Cette intervention, alors une technique de pointe peu répandue, sera, 30 ans plus tard, indiquée pour traiter certains cancers ainsi que des maladies hématologiques comme les leucémies et la drépanocytose. Cette dernière maladie, dont l’avancement du traitement tient particulièrement à cœur à la Dre Bonny, touche surtout les personnes noires, est-il mentionné dans sa biographie sur le site de l’Ordre du Québec, dont elle a joint les rangs en 2007. Elle recevra l’Ordre du Canada l’année suivante.

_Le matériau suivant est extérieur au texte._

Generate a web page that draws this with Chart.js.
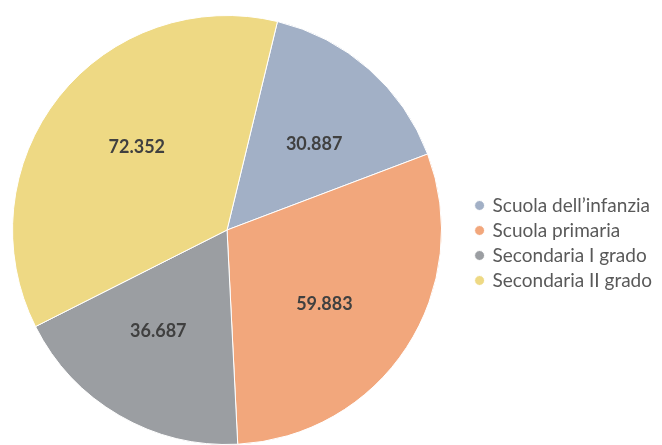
<!DOCTYPE html>
<html>
<head>
<meta charset="utf-8">
<script src="https://cdn.jsdelivr.net/npm/chart.js@4/dist/chart.umd.min.js"></script>
<style>
	html, body { margin: 0; padding: 0; background: #fff; overflow: hidden; }
	/* a bit wider than the window so the pie sits further left, like the original */
	#wrap { width: 678px; height: 445px; margin-left: -16px; }
</style>
</head>
<body>
<div id="wrap"><canvas id="chartPie"></canvas></div>
<script>
// Data
const categories = ["Scuola dell’infanzia", "Scuola primaria", "Secondaria I grado", "Secondaria II grado"];
const values = [30887, 59883, 36687, 72352];
const sliceColors = ["#a2b0c6", "#f2a77c", "#9b9ea2", "#eed984"];

// Italian thousands separator
function formatValue(v) {
	return String(v).replace(/\B(?=(\d{3})+(?!\d))/g, ".");
}

// Draws the values inside the slices
const sliceLabels = {
	id: "sliceLabels",
	afterDatasetsDraw(chart) {
		const ctx = chart.ctx;
		const meta = chart.getDatasetMeta(0);
		ctx.save();
		ctx.font = "bold 18px Lato";
		ctx.fillStyle = "#404040";
		ctx.textAlign = "center";
		ctx.textBaseline = "middle";
		meta.data.forEach((arc, i) => {
			const { x, y, startAngle, endAngle, outerRadius } = arc.getProps(["x", "y", "startAngle", "endAngle", "outerRadius"], true);
			const mid = (startAngle + endAngle) / 2 + 0.07;
			const r = outerRadius * 0.57;
			ctx.fillText(formatValue(values[i]), x + Math.cos(mid) * r, y + Math.sin(mid) * r);
		});
		ctx.restore();
	},
};

new Chart(document.getElementById("chartPie"), {
	type: "pie",
	data: {
		labels: categories,
		datasets: [
			{
				data: values,
				backgroundColor: sliceColors,
				borderColor: "#ffffff",
				borderWidth: 1,
			},
		],
	},
	options: {
		responsive: true,
		maintainAspectRatio: false,
		animation: false,
		rotation: 13.6,
		layout: {
			padding: { top: 15, bottom: 0, left: 0, right: 0 },
		},
		plugins: {
			legend: {
				position: "right",
				title: {
					// empty title only pushes the items a bit lower
					display: true,
					text: " ",
					font: { size: 10 },
					padding: 7,
				},
				labels: {
					usePointStyle: true,
					pointStyle: "circle",
					boxWidth: 7,
					boxHeight: 7,
					padding: 6,
					color: "#595959",
					font: { size: 19, family: "Lato" },
				},
			},
			tooltip: { enabled: false },
		},
	},
	plugins: [sliceLabels],
});
</script>
</body>
</html>
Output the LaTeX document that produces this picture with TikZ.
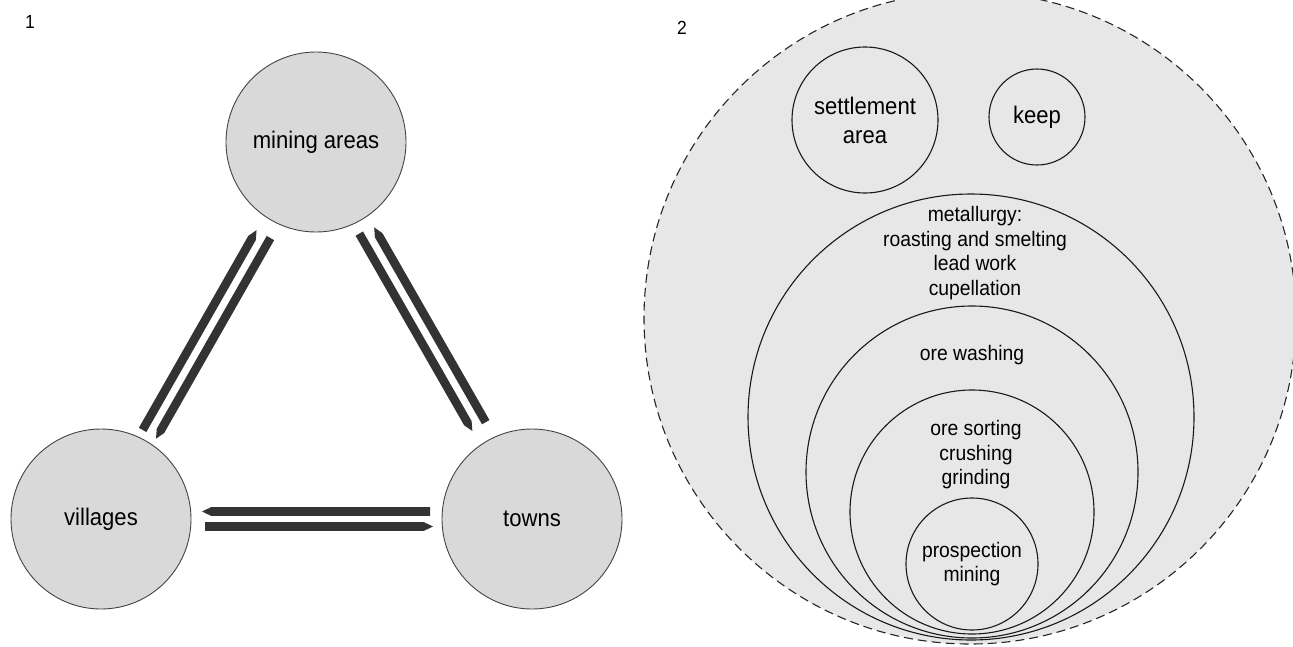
\documentclass[tikz,border=0pt]{standalone}
\usepackage{fontspec}
\setmainfont[FakeStretch=0.92]{Liberation Sans}
\usetikzlibrary{calc}
\definecolor{barc}{HTML}{333333}
\definecolor{hubfill}{HTML}{D9D9D9}
\definecolor{panel}{HTML}{E7E7E7}
\definecolor{hubline}{HTML}{444444}
% #1 tail node, #2 tip node, #3 perpendicular offset, #4 distance of tail from #1, #5 distance of tip from #2
\newcommand\arrowbar[5]{%
  \fill[barc] let \p1=(#1), \p2=(#2), \n1={atan2(\y2-\y1,\x2-\x1)}, \n2={veclen(\x2-\x1,\y2-\y1)} in
    ($(#1)+({\n1}:{#4pt})+({\n1+90}:{#3pt+4.3pt})$) --
    ($(#1)+({\n1}:{\n2-#5pt-9pt})+({\n1+90}:{#3pt+4.3pt})$) --
    ($(#1)+({\n1}:{\n2-#5pt})+({\n1+90}:{#3pt})$) --
    ($(#1)+({\n1}:{\n2-#5pt-9pt})+({\n1+90}:{#3pt-4.3pt})$) --
    ($(#1)+({\n1}:{#4pt})+({\n1+90}:{#3pt-4.3pt})$) -- cycle;}
\begin{document}
\begin{tikzpicture}[x=1pt,y=-1pt,
  hub/.style={circle,draw=hubline,line width=0.9pt,fill=hubfill,minimum size=180pt,inner sep=0pt,font=\fontsize{24}{29}\selectfont},
  ring/.style={circle,draw=black!90,line width=1.1pt,inner sep=0pt},
  big/.style={font=\fontsize{24}{29}\selectfont,align=center},
  lbl/.style={font=\fontsize{21}{24.5}\selectfont,align=center,inner sep=0pt},
  num/.style={font=\fontsize{19}{22}\selectfont,inner sep=0pt},
  outer/.style={circle,draw=black!85,line width=1.1pt,dash pattern=on 9pt off 5pt,fill=panel,inner sep=0pt}]
\useasboundingbox (0,0) rectangle (1293,646);
% panel 1
\node[num] (n1) at (30,22) {1};
\node[hub] (min) at (316,142) {mining areas};
\node[hub] (vil) at (101,519) {villages};
\node[hub] (tow) at (532,519) {towns};
\arrowbar{vil}{min}{8}{98}{106}
\arrowbar{min}{vil}{8}{106}{97}
\arrowbar{min}{tow}{-8}{101}{106}
\arrowbar{tow}{min}{-8}{107}{103}
\arrowbar{tow}{vil}{-7.5}{102}{101}
\arrowbar{vil}{tow}{-7.5}{104}{99}
% panel 2
\node[num] (n2) at (682,28) {2};
\begin{scope}
  \clip (0,0) rectangle (1293,646);
  \node[outer,minimum size=652pt] (site) at (970,318) {};
\end{scope}
\node[ring,big,minimum size=146pt] (set) at (865,120) {settlement\\area};
\node[ring,big,minimum size=96pt] (keep) at (1037,117) {keep};
\node[ring,minimum size=446pt] (met) at (971,417) {};
\node[lbl] (metl) at (975,253) {metallurgy:\\roasting and smelting\\lead work\\cupellation};
\node[ring,minimum size=332pt] (wash) at (972,472) {};
\node[lbl] (washl) at (972,355) {ore washing};
\node[ring,minimum size=244pt] (sort) at (972,512) {};
\node[lbl] (sortl) at (976,455) {ore sorting\\crushing\\grinding};
\node[ring,lbl,minimum size=132pt] (pros) at (972,564) {prospection\\mining};
\end{tikzpicture}
\end{document}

Dre Bonny mène de plus des travaux de recherche sur différentes maladies infantiles telles que la leucémie. Elle a dirigé l’Unité provinciale de transplantation médullaire pédiatrique de l’Hôpital Maisonneuve-Rosemont, à Montréal, de1980 à 1998.
On l’a surnommée la «Patch Adams» de l’hôpital, du nom du médecin américain qui a fait sa renommée par son approche fondée sur la compassion et l’humour, souligne aussi le site de l’Ordre du Québec.
Pour Stéphanie Bumba, elle est une inspiration.
«C’est un modèle. Car ses contributions ont permis aux soins de santé de s’améliorer».
Elle dit qu’elle ne peut que s’imaginer les obstacles qu’elle a dû rencontrer. Car elle était une minorité sous plusieurs aspects, a-t-elle relevé. Femme, noire, hématologue, une spécialité qui ne comptait que peu de spécialistes à l’époque, dit-elle.
La websérie
Son but? Faire reconnaître l’apport très concret de ces scientifiques pour que les stéréotypes s’effacent peu à peu, jusqu’à ce qu’ils n’existent plus.
La websérie sur «Nurse Stephie TV» «montre aux gens que nous sommes une partie importante de la société et de son avancement. Que l’Histoire des Noirs, ce n’est pas que la guerre et l’esclavage.»
«C’est d’autant plus important pour les jeunes, ajoute-t-elle. Ils peuvent se dire: moi aussi je peux réaliser des choses exceptionnelles et la couleur de la peau n’est pas un obstacle pour se réaliser».
Déjà, des enseignants du secondaire se servent de ses capsules en classe. Et elle a reçu des mots de remerciement touchants d’élèves, dont un qui disait: «On en avait besoin».
— Site de la websérie: https://www.youtube.com/c/NurseStephieTV
Autres scientifiques présentés dans les capsules
– Dre Patricia Bath, une ophtalmologue, pionnière de la chirurgie au laser pour les cataractes, qui a obtenu de nombreux brevets pour ses inventions.
– Dr Charles Richard Drew, considéré comme le père des banques de sang à l’échelle mondiale.
– Marie Van Brittan Brown, une infirmière du Bronx, qui a conçu dans les années 1960 le premier système de caméras de surveillance pour la maison à l’aide de deux télévisions.
– Dr Daniel Hale Williams, qui a réalisé en 1893 la première opération à coeur ouvert.